Quando, enfim, voltou do exílio, já não havia mais espaço para "gauchadas" no centro das decisões. Por isso, mesmo tendo sido governador por duas vezes do Estado adotivo do Rio de Janeiro, jamais chegou à Presidência. Sua morte veio encerrar o inventário de fogo e sangue de Júlio de Castilhos, Borges de Medeiros, Silveira Martins e Assis Brasil.

Outro capítulo importante encerrado, o do getulismo, era resultado deste. Em São Borja - onde foi enterrado ao lado de Getúlio e Jango - descansa em paz a célebre "herança de Vargas", cujo fim foi celebrado por seu adversário Fernando Henrique no discurso com que se despediu do Senado, em 1993, para se candidatar ao primeiro dos dois mandatos presidenciais que cumpriu nesta nova era, na qual a política brasileira deixou de oscilar, como um pêndulo perpétuo, entre o populismo getulista e o salvacionismo megalômano compartilhado por seus adversários políticos com os militares.

Também desapareceu com o "engenheiro" - mais que um ofício aprendido na escola, sua opção pela ação (Carlos Lacerda reconhecia em seu maior adversário pendor idêntico ao dele pela realização administrativa, em detrimento da habilidade da negociação política) - o último representante da geração de políticos defenestrados pelo golpe militar de 1964. Destes somente Jânio Quadros e ele recuperaram os direitos políticos, com a anistia, a tempo de pretenderem voltar ao centro do poder. Populista de outro jaez, o primeiro ainda foi prefeito de São Paulo, mas sucumbiu à doença antes de tentar voltar a alçar o vôo mais alto. Brizola chegou mais perto, seja por ter governado o segundo Estado mais importante da Federação, seja por ter perdido no olho mecânico para Luiz Inácio Lula da Silva a chance de disputar a Presidência da República com Fernando Collor no segundo turno, em 1989. Mas a incompatibilidade entre suas idéias, herdadas dos caudilhos de antanho, via Getúlio, e o Brasil inserido no mundo pós-guerra fria impediu que atingisse o maior objetivo de sua vida.

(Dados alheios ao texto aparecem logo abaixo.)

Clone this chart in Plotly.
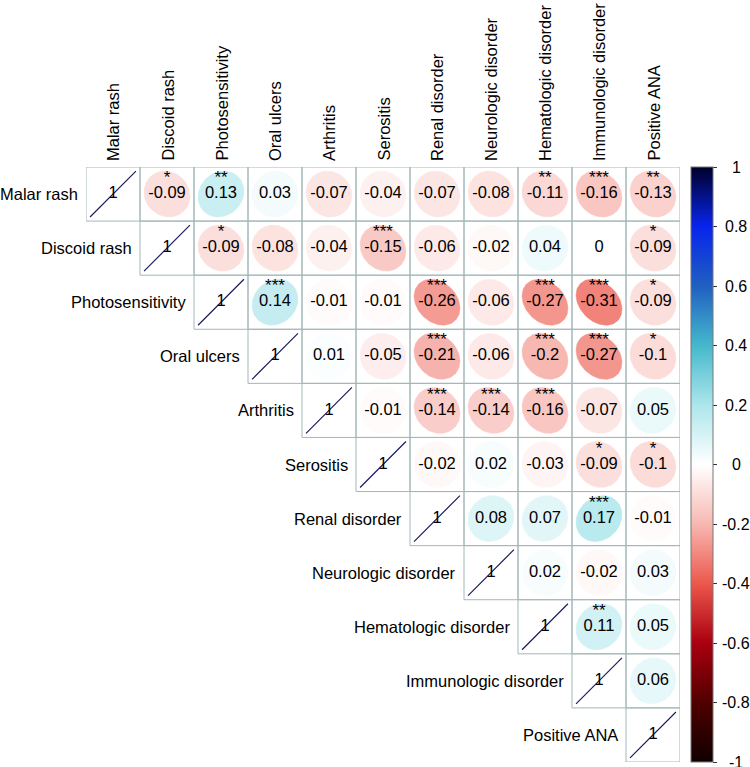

Extinto Brizola, pode-se considerar a hipótese de que outro adversário notório dele, o general Golbery do Couto e Silva, artífice ideológico do golpe de 1964, esteja, enfim, descansando em paz. Pois parte considerável da inteligência, da capacidade de articulação, do poder e do prestígio deste conspirador, tido como "mago", foi empregada para evitar que, concluída a abertura política lenta e gradual, o mais visado dos exilados empolgasse o País e o poder, destruindo a obra dos militares. Com um golpe baixo, tirou-lhe a sigla emblemática do PTB getulista. E, com seus pouco reconhecidos dons de profeta, enxergou no jovem Lula, líder dos metalúrgicos do ABC, um competidor à altura dele. Só que, ao perder o controle dos cordéis para o general Medeiros, chefe do monstro que ele próprio criara, o SNI, viu sua esperança de desalojar o risco "socialista moreno" da liderança das massas operárias se cumprir, mas se juntar à esquerda e criar uma nova alternativa de poder, fora do comunismo, do caudilhismo, do populismo e do salvacionismo.

Eis, então, outra ironia da História, que nem Golbery foi capaz de vaticinar: Leonel Brizola está na História. E a esquerda no poder, com Lula.